Owning a computer can be an amazing experience. These tools that have by now become commonplace are opening the world up, and only a user’s imagination is the limit. As with many complicated tools, not many are familiar with the workings of their computers. This can lead to misunderstandings and cause minor panic when things go wrong. the endless debate over whether or not to leave your computer running, defragmentation, Screen savers, and If it ain’t broke, don’t fix it.
Modern computer hardware is robust and has many features designed to keep it working despite user error. Especially useful are the ‘Energy Star’ power-saving features, which allow any user to configure easily their computer to ‘go to sleep’ to save power when not in use, yet be available in seconds when needed. This is quite unlike previous years when it took quite some time for a computer to ‘boot’ to a usable state from a cold start – hence the practice of leaving the computer running all the time. Rapidly cycling the power – working the power switch as if you’re being paid by the click – is a bad idea for many electronic devices, including computers and monitors. If you’re talking about ordinary use, however, the only problems you’re likely to encounter stem from differential thermal expansion. Things get bigger as they warm up and smaller when they cool, and different components in a computer expand and contract by different amounts. The resultant mechanical stress can, theoretically at least, break traces on circuit boards and cause similar havoc. In the real world, thermal problems with personal computers practically never have anything to do with differential expansion, but instead stem from lousy ventilation. Hot components, hard drives in particular, can barbecue themselves into an early grave. But these failures happen pretty seldom, these days, and modern hard drives are very unlikely to suffer motor or solenoid failure on startup. An old drive that’s developed “stiction”, where the drive has a hard time spinning up, should be left running all of the time. But that problem’s never been common and is now close to unknown Now, the only reason to leave a computer on 24/7 without some form of ‘sleep mode’ is if you are running programs such as BOINC, which use ‘spare’ CPU cycles when your computer is sitting idle.
You don’t need to defragment your hard drive very often. Modern Defrag apps which position program data according to how often you use it can, indeed, improve performance a bit, but there’s no reason for even a heavily used computer to be defragmented every week, or even every month. Yes, it’ll be faster if you do. But the difference will probably be tiny. When computer files were first being written to consumer hard drives, those drives were agonizingly slow compared to their modern Serial Advanced Technology Attachment a.k.a. SATA descendants, so sorting the files into neat bundles gave a measurable improvement in speed. Hard drive performance makes very little difference to system performance, on machines with adequate physical RAM. The difference in performance between unfragmented and moderately fragmented drives is small, and the larger the drive, for a given level of file system activity, the less fragmentation it will suffer. Purists or power users who wish to eke a few more percentage points of performance from their highly-tuned setups can still defragment every few months, but the majority of users will not see any marked speed improvements if they do it more than a few times a year.

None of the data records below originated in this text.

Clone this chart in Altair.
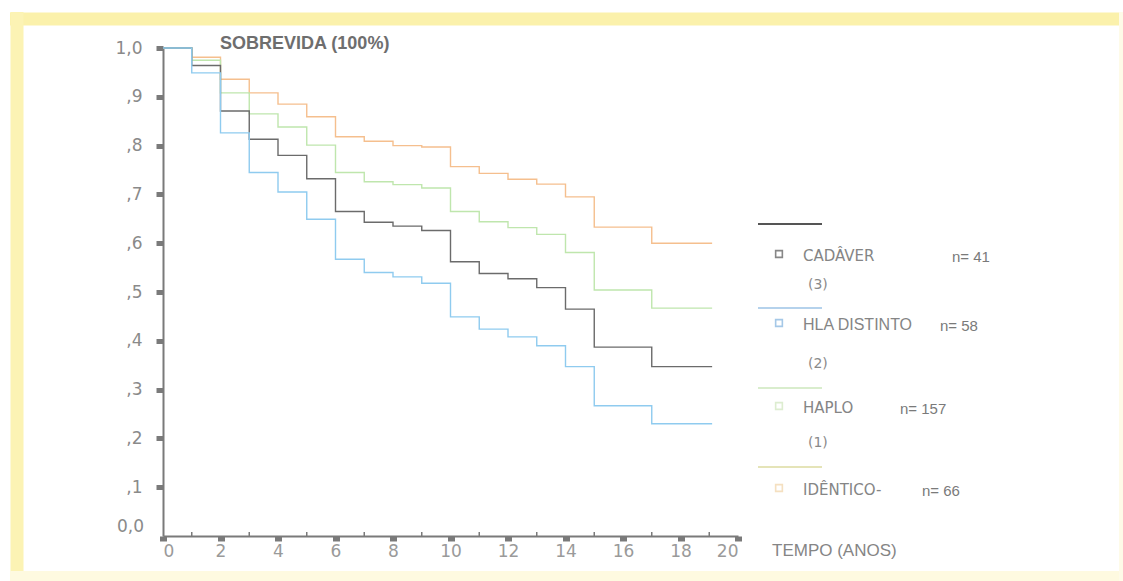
import altair as alt
import pandas as pd

# Kaplan-Meier style survival steps, by donor type (years since transplant)
years = [0, 1, 2, 3, 4, 5, 6, 7, 8, 9, 10, 11, 12, 13, 14, 15, 17, 19.1]
identico = [1.0, 0.981, 0.936, 0.908, 0.885, 0.859, 0.818, 0.809, 0.800, 0.797,
            0.757, 0.743, 0.731, 0.721, 0.695, 0.633, 0.600, 0.600]
haplo = [1.0, 0.975, 0.908, 0.865, 0.838, 0.801, 0.745, 0.726, 0.720, 0.713,
         0.665, 0.644, 0.632, 0.618, 0.581, 0.504, 0.467, 0.467]
cadaver = [1.0, 0.964, 0.871, 0.813, 0.780, 0.732, 0.665, 0.643, 0.635, 0.626,
           0.562, 0.538, 0.527, 0.509, 0.465, 0.387, 0.347, 0.347]
hla_distinto = [1.0, 0.949, 0.826, 0.745, 0.705, 0.649, 0.567, 0.540, 0.531, 0.518,
                0.449, 0.424, 0.408, 0.390, 0.347, 0.267, 0.230, 0.230]

groups = ["IDÊNTICO", "HAPLO", "CADÂVER", "HLA DISTINTO"]
series = [identico, haplo, cadaver, hla_distinto]
line_colors = ["#f5bf8e", "#bfe6ad", "#6b6b6b", "#8fcbef"]
line_widths = [1.4, 1.4, 2.6, 1.4]

x_ticks = list(range(0, 21, 2))
x_minor = list(range(1, 20, 2))
y_ticks = [0.1, 0.2, 0.3, 0.4, 0.5, 0.6, 0.7, 0.8, 0.9, 1.0]
y_tick_labels = ["0,0", ",1", ",2", ",3", ",4", ",5", ",6", ",7", ",8", ",9", "1,0"]

title_text = "SOBREVIDA (100%)"
x_title = "TEMPO (ANOS)"
legend_names = ["CADÂVER", "HLA DISTINTO", "HAPLO", "IDÊNTICO-"]
legend_counts = ["n= 41", "n= 58", "n= 157", "n= 66"]
legend_ranks = ["(3)", "(2)", "(1)"]

# plot-area origin inside the 1123 x 581 canvas
X0, Y0 = 163, 48
W, H = 575, 488


def px(x):
    return x - X0


def py(y):
    return y - Y0


rows = []
for g, vals in zip(groups, series):
    for t, s in zip(years, vals):
        rows.append({"t": t, "s": s, "grupo": g})
curves = pd.DataFrame(rows)

x_scale = alt.Scale(domain=[0, 20], nice=False, zero=False)
y_scale = alt.Scale(domain=[0, 1], nice=False)

label_expr = "[" + ",".join("'%s'" % s for s in y_tick_labels) + "][round(datum.value*10)]"

lines = alt.Chart(curves).mark_line(interpolate="step-after").encode(
    x=alt.X("t:Q", scale=x_scale,
            axis=alt.Axis(values=x_ticks, title=None, grid=False,
                          domainColor="#7a7a7a", domainWidth=2,
                          tickColor="#7a7a7a", tickSize=5, tickWidth=7,
                          labelFont="DejaVu Sans", labelFontSize=17,
                          labelColor="#9a9a9a", labelPadding=2)),
    y=alt.Y("s:Q", scale=y_scale,
            axis=alt.Axis(values=y_ticks, title=None, grid=False,
                          labelExpr=label_expr,
                          domainColor="#7a7a7a", domainWidth=2,
                          tickColor="#7a7a7a", tickSize=7, tickWidth=5,
                          labelFont="DejaVu Sans", labelFontSize=17,
                          labelColor="#8a8a8a", labelPadding=14)),
    color=alt.Color("grupo:N", scale=alt.Scale(domain=groups, range=line_colors), legend=None),
    strokeWidth=alt.StrokeWidth("grupo:N", scale=alt.Scale(domain=groups, range=line_widths), legend=None),
    order=alt.Order("t:Q"),
)

# small ticks at odd years on the time axis
minor = alt.Chart(pd.DataFrame({"t": x_minor})).mark_rule(color="#7a7a7a", strokeWidth=1.5).encode(
    x=alt.X("t:Q", scale=x_scale),
    y=alt.value(H - 4),
    y2=alt.value(H + 1),
)

zero_label = alt.Chart(pd.DataFrame({"s": [0.0], "txt": [y_tick_labels[0]]})).mark_text(
    align="right", baseline="middle", font="DejaVu Sans", fontSize=17, color="#8a8a8a", dy=-9
).encode(x=alt.value(px(144)), y=alt.Y("s:Q", scale=y_scale), text="txt:N")


def text(txt, x, y, size, color, font="DejaVu Sans", weight="normal", align="left"):
    return alt.Chart(pd.DataFrame({"txt": [txt]})).mark_text(
        align=align, baseline="middle", font=font, fontSize=size,
        fontWeight=weight, color=color
    ).encode(x=alt.value(px(x)), y=alt.value(py(y)), text="txt:N")


def hline(x1, x2, y, color, width):
    return alt.Chart(pd.DataFrame({"k": [0]})).mark_rule(color=color, strokeWidth=width).encode(
        x=alt.value(px(x1)), x2=alt.value(px(x2)), y=alt.value(py(y))
    )


def vline(x, y1, y2, color, width):
    return alt.Chart(pd.DataFrame({"k": [0]})).mark_rule(color=color, strokeWidth=width).encode(
        x=alt.value(px(x)), y=alt.value(py(y1)), y2=alt.value(py(y2))
    )


def square(x, y, color):
    return alt.Chart(pd.DataFrame({"k": [0]})).mark_point(
        shape="square", filled=False, size=45, strokeWidth=1.6, color=color
    ).encode(x=alt.value(px(x)), y=alt.value(py(y)))


# pale yellow frame around the figure
frame = [
    hline(10, 1123, 19, "#fbf1ab", 13),
    vline(17, 12, 581, "#fcf3b4", 13),
    hline(10, 1123, 576, "#fefae0", 10),
    vline(1121, 12, 581, "#fefbe8", 4),
]

legend_line_colors = ["#555555", "#9cc3e6", "#cde7bd", "#dcdba0"]
legend_square_colors = ["#555555", "#7fb2de", "#cfe6bd", "#f1d3a6"]
legend_line_y = [224, 308, 388, 467]
legend_text_y = [256, 325, 408, 490]
legend_count_x = [952, 940, 900, 922]
legend_rank_y = [285, 364, 443]
legend_name_fonts = [("DejaVu Sans", 15), ("Liberation Sans", 16),
                     ("DejaVu Sans", 15), ("DejaVu Sans", 15)]

legend = []
for i in range(4):
    legend.append(hline(758, 822, legend_line_y[i], legend_line_colors[i], 2 if i == 0 else 1.5))
    legend.append(square(779, legend_text_y[i] - 2, legend_square_colors[i]))
    f, s = legend_name_fonts[i]
    legend.append(text(legend_names[i], 803, legend_text_y[i], s, "#858585", font=f))
    legend.append(text(legend_counts[i], legend_count_x[i], legend_text_y[i] + 1, 15, "#7a7a7a",
                       font="Liberation Sans"))
    if i < 3:
        legend.append(text(legend_ranks[i], 808, legend_rank_y[i], 14, "#8a8a8a"))

title = text(title_text, 220, 44, 18, "#6e6e6e", font="Liberation Sans", weight="bold")
xlab = text(x_title, 772, 551, 17, "#858585", font="Liberation Sans")

chart = alt.layer(
    *frame, lines, minor, zero_label, title, xlab, *legend
).properties(
    width=W, height=H,
    padding={"left": X0, "top": Y0, "right": 1123 - X0 - W, "bottom": 581 - Y0 - H},
    autosize=alt.AutoSizeParams(type="none"),
    background="white",
).configure_view(stroke=None)

chart.save("out.html", embed_options={"renderer": "svg", "actions": False})
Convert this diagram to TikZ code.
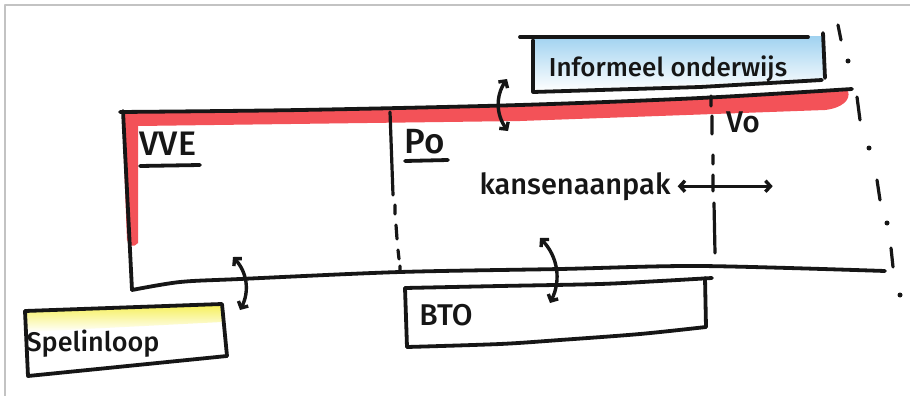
\documentclass[tikz,border=0pt]{standalone}
\usepackage{fontspec}
\setmainfont{Fira Sans}[UprightFont={* Medium}]
\usetikzlibrary{arrows.meta}
\definecolor{inkc}{RGB}{22,22,22}
\definecolor{redc}{RGB}{243,82,88}
\definecolor{bluec}{RGB}{160,210,240}
\definecolor{yelc}{RGB}{246,240,90}
\definecolor{framec}{RGB}{195,195,195}
\begin{document}
\begin{tikzpicture}[x=1pt,y=-1pt,line cap=round,line join=round,
  ink/.style={line width=3.8pt,draw=inkc},
  dink/.style={line width=3.2pt,draw=inkc},
  arr/.style={line width=3.4pt,draw=inkc,{Straight Barb[length=5pt,width=11pt]}-{Straight Barb[length=5pt,width=11pt]}},
  lbl/.style={inner sep=0pt,anchor=base,text=inkc}]
\useasboundingbox (0,0) rectangle (910,396);
\fill[white] (0,0) rectangle (910,396);
\draw[framec,line width=2pt] (5,396) -- (5,5) -- (910,5);

% fills
\shade[top color=bluec,bottom color=white] (534,39) -- (822,36) -- (824,79) -- (534,91) -- cycle;
\shade[top color=yelc,bottom color=white] (27,312) -- (222,305) -- (222,322) -- (27,332) -- cycle;
\fill[redc] (122,112) -- (520,105) -- (848,91) .. controls (851,100) and (842,108) .. (825,110)
  -- (520,121) -- (138,126) -- (138,243) .. controls (134,248) and (129,246) .. (127,240) -- cycle;

% main frame
\draw[ink] plot[smooth] coordinates {(120,112) (300,110) (520,105) (700,98) (852,89)};
\draw[ink] (123,111) -- (132,290);
\draw[ink] plot[smooth] coordinates {(132,290) (180,282) (240,279) (400,272) (560,269) (700,266) (885,271)};

% informeel box
\draw[ink] (520,37) -- (808,37);
\draw[ink] (533,40) -- (533,92) -- (700,87) -- (822,80);
\draw[ink] (823,33) -- (825,78);

% spelinloop box
\draw[ink] (25,311) -- (222,304) -- (227,356);
\draw[ink] (25,311) -- (28,376) -- (227,356);

% BTO box
\draw[ink] plot[smooth] coordinates {(405,288) (500,286) (600,284) (660,281) (712,278)};
\draw[ink] (705,278) -- (706,327);
\draw[ink] plot[smooth] coordinates {(407,347) (500,344) (560,340) (640,334) (706,327)};
\draw[ink] (405,288) -- (407,347);

% Po divider
\draw[dink] (390,112) -- (393,195);
\draw[dink] (395,205) -- (395,214) (396,225) -- (397,239) (398,250) -- (399,259) (400,266) -- (400,272);
% Vo divider
\draw[dink] (711,96) -- (711,106) (712,116) -- (712,134) (713,155) -- (713,164) (713,175) -- (713,191) (714,203) -- (715,253);
% right dash-dot
\draw[dink] (838,25) -- (841,40) (857,97) -- (860,120) (877,180) -- (880,200) (891,248) -- (893,267);
\fill[inkc] (848,61) circle (2.5pt) (869,148) circle (2.5pt) (887,223) circle (2.5pt) (900,295) circle (2.5pt);

% labels
\node[lbl,font=\fontsize{34}{34}\selectfont] (vve) at (168,155) {VVE};
\draw[ink] (140,166) -- (200,165);
\node[lbl,font=\fontsize{35}{35}\selectfont] (po) at (425,153) {Po};
\draw[ink] (405,161) -- (448,160);
\node[lbl,font=\fontsize{30}{30}\selectfont] (vo) at (743,132) {Vo};
\node[lbl,font=\fontsize{29}{29}\selectfont] (kans) at (575,194) {kansenaanpak};
\node[lbl,font=\fontsize{26}{26}\selectfont] (info) at (668,77) {Informeel onderwijs};
\node[lbl,font=\fontsize{27}{27}\selectfont] (spel) at (93,351) {Spelinloop};
\node[lbl,font=\fontsize{30}{30}\selectfont] (bto) at (446,325) {BTO};

% connectors
\coordinate (iA) at (507,79);
\coordinate (iB) at (508,131);
\draw[arr] (iA) to[bend right=35] (iB);
\coordinate (sA) at (233,257);
\coordinate (sB) at (240,310);
\draw[arr] (sA) to[bend left=35] (sB);
\coordinate (bA) at (540,238);
\coordinate (bB) at (550,303);
\draw[arr] (bA) to[bend left=35] (bB);
\coordinate (kL) at ([xshift=7pt]kans.east);
\coordinate (kR) at ([xshift=102pt]kans.east);
\draw[arr] (kL) -- (kR);
\end{tikzpicture}
\end{document}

The screen saver is a modern art form. But what it isn’t, any more, is a way of saving anybody’s screen from anything. In days of yore, monochrome monitors were quite susceptible to a phenomenon known as “burn-in” or “phosphor burn”. An image shown on the monitor for a long time – a default menu, for instance – would burn in as an incurable ghostly image. Some monitors are potentially still susceptible to this, but only if the image has been on the screen for a really, really long time, which is something that just doesn’t happen in most applications. All you need to protect your screen, of course, is to blank it; again, current PCs with their standby features make it easy to save electricity as well as the screen.
If it ain’t broke, don’t fix it. What if it is broken, only you can’t tell it is? Tales of woe abound about computer users who’ve been bitten in the past by applying a recommended patch to a piece of software, only to see that software break or foul up something else on their computers. Sounds like a good argument for skipping patches. There’s just one problem. Today, a recommended patch is often, even usually, meant to close a security hole. Not installing it is tantamount to parking your car in a bad neighborhood at 2 a.m. with the windows rolled down. Vendors may release updated versions of software to address problems or fix vulnerabilities. You should install the updates as soon as possible; some software even offers the option to obtain updates automatically.
As we start to use technology more and more as the norm. more myths and stories are going to arise. Do not worry there is always someone out there willing to point you into the right direction.